___ Data lines
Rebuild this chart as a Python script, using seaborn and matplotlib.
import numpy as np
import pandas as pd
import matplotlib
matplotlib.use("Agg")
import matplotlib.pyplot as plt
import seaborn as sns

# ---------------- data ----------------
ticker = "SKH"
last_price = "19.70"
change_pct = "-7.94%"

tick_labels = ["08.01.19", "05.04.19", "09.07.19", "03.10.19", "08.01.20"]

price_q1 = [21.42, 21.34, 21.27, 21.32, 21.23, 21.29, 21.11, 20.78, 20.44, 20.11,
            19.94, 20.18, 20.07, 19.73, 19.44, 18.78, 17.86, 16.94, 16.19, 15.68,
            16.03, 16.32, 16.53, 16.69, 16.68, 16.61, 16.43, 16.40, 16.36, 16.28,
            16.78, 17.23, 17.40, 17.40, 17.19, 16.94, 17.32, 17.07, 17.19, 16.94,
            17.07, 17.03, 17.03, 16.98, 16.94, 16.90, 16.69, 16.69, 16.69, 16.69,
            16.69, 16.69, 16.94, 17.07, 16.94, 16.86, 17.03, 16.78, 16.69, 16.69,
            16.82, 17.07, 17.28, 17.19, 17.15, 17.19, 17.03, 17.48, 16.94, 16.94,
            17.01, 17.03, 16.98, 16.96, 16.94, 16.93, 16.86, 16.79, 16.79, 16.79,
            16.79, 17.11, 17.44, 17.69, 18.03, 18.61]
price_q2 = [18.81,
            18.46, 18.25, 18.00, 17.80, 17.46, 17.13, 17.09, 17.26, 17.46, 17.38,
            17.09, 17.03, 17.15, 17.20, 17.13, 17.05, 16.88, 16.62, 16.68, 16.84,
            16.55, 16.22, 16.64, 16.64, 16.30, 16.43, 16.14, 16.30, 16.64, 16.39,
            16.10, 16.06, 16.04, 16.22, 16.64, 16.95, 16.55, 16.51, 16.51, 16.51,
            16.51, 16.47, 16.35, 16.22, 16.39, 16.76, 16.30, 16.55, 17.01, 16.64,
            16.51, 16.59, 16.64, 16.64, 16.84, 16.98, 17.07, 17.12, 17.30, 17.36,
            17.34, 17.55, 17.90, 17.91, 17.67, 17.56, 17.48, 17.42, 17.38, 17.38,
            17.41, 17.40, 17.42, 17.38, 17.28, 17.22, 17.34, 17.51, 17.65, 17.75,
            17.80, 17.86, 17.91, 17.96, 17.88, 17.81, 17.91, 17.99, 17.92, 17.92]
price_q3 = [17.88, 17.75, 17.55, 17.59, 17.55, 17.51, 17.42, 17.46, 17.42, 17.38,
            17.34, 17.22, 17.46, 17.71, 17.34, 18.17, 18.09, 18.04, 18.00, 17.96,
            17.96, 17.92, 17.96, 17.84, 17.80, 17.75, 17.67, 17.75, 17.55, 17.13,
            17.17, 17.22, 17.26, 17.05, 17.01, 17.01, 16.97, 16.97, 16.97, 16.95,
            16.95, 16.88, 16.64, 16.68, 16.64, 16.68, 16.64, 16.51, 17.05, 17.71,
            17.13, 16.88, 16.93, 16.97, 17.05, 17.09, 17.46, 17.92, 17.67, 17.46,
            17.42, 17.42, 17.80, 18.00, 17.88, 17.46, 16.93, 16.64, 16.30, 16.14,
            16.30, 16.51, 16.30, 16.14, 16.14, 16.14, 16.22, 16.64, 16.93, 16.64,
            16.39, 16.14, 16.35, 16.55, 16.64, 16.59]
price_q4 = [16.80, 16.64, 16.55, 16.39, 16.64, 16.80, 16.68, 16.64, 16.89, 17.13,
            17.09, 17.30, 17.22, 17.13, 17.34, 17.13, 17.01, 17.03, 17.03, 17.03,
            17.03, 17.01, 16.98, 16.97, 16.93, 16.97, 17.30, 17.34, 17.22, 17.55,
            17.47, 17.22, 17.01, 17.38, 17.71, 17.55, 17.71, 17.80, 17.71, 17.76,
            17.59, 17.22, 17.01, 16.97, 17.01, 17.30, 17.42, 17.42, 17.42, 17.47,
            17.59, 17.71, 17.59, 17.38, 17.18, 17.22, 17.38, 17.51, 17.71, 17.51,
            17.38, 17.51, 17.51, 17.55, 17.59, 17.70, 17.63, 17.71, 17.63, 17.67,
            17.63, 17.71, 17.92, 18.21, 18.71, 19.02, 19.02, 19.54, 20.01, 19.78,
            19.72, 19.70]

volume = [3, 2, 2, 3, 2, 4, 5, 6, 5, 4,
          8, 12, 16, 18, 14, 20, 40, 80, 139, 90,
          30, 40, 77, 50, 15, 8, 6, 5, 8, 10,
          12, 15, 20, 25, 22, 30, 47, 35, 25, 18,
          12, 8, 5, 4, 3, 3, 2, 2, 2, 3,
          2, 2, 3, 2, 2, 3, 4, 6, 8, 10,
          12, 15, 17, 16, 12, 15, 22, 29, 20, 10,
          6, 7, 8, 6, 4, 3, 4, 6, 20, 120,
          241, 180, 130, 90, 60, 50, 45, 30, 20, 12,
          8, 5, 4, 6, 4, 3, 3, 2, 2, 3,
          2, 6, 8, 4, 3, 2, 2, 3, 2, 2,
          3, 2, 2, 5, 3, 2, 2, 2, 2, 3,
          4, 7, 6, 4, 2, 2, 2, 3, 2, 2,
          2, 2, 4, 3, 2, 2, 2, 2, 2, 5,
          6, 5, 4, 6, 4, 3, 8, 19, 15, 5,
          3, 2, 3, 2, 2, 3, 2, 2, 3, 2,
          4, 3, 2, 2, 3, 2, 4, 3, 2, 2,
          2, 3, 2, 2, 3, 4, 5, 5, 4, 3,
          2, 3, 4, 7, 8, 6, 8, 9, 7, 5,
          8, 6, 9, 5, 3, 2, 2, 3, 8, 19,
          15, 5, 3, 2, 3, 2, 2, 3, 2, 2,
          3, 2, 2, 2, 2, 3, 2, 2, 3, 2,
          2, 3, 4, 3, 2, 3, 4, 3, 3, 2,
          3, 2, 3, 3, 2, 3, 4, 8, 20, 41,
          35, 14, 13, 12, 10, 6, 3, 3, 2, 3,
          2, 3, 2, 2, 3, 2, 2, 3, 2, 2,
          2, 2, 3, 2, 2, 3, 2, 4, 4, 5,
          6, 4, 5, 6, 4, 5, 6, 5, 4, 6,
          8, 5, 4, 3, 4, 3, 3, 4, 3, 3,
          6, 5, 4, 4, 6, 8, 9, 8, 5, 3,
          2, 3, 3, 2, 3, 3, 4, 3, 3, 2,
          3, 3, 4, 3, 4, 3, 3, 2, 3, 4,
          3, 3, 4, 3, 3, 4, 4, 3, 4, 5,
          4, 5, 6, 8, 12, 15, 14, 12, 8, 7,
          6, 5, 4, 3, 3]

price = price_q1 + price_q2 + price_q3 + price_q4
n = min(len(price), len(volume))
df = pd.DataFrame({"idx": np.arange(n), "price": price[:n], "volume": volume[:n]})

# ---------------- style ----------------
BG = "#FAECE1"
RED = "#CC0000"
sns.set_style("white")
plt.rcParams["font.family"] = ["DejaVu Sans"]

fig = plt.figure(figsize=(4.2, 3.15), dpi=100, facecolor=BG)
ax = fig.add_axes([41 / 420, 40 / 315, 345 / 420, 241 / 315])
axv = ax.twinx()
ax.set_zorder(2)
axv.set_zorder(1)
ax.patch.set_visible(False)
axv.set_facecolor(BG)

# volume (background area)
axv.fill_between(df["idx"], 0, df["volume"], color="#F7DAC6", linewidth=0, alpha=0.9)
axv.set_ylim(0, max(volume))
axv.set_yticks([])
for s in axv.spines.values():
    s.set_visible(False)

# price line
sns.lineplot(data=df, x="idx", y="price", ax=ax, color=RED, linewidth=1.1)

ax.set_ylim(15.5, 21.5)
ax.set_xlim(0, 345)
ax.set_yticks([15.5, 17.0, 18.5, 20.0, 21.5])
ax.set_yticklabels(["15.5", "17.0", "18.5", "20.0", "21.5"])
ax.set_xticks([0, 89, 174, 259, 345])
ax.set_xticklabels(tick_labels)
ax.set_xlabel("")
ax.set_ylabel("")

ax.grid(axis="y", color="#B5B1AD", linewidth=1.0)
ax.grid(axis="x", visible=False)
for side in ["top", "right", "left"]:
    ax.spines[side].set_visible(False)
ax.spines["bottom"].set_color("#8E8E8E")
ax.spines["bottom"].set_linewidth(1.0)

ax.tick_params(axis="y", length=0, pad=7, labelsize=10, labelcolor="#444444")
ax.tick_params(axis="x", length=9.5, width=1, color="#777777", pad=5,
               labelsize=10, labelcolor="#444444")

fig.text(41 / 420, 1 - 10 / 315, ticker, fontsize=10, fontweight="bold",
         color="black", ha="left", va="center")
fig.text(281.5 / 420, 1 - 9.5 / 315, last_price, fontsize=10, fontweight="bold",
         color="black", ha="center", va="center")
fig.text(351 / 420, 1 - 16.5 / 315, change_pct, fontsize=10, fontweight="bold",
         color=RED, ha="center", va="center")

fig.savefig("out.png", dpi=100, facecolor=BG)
______
▶ [Written request] How many lines in the data contain the string "seaborn"? Respond with the number only.

▶ [Full solution] 2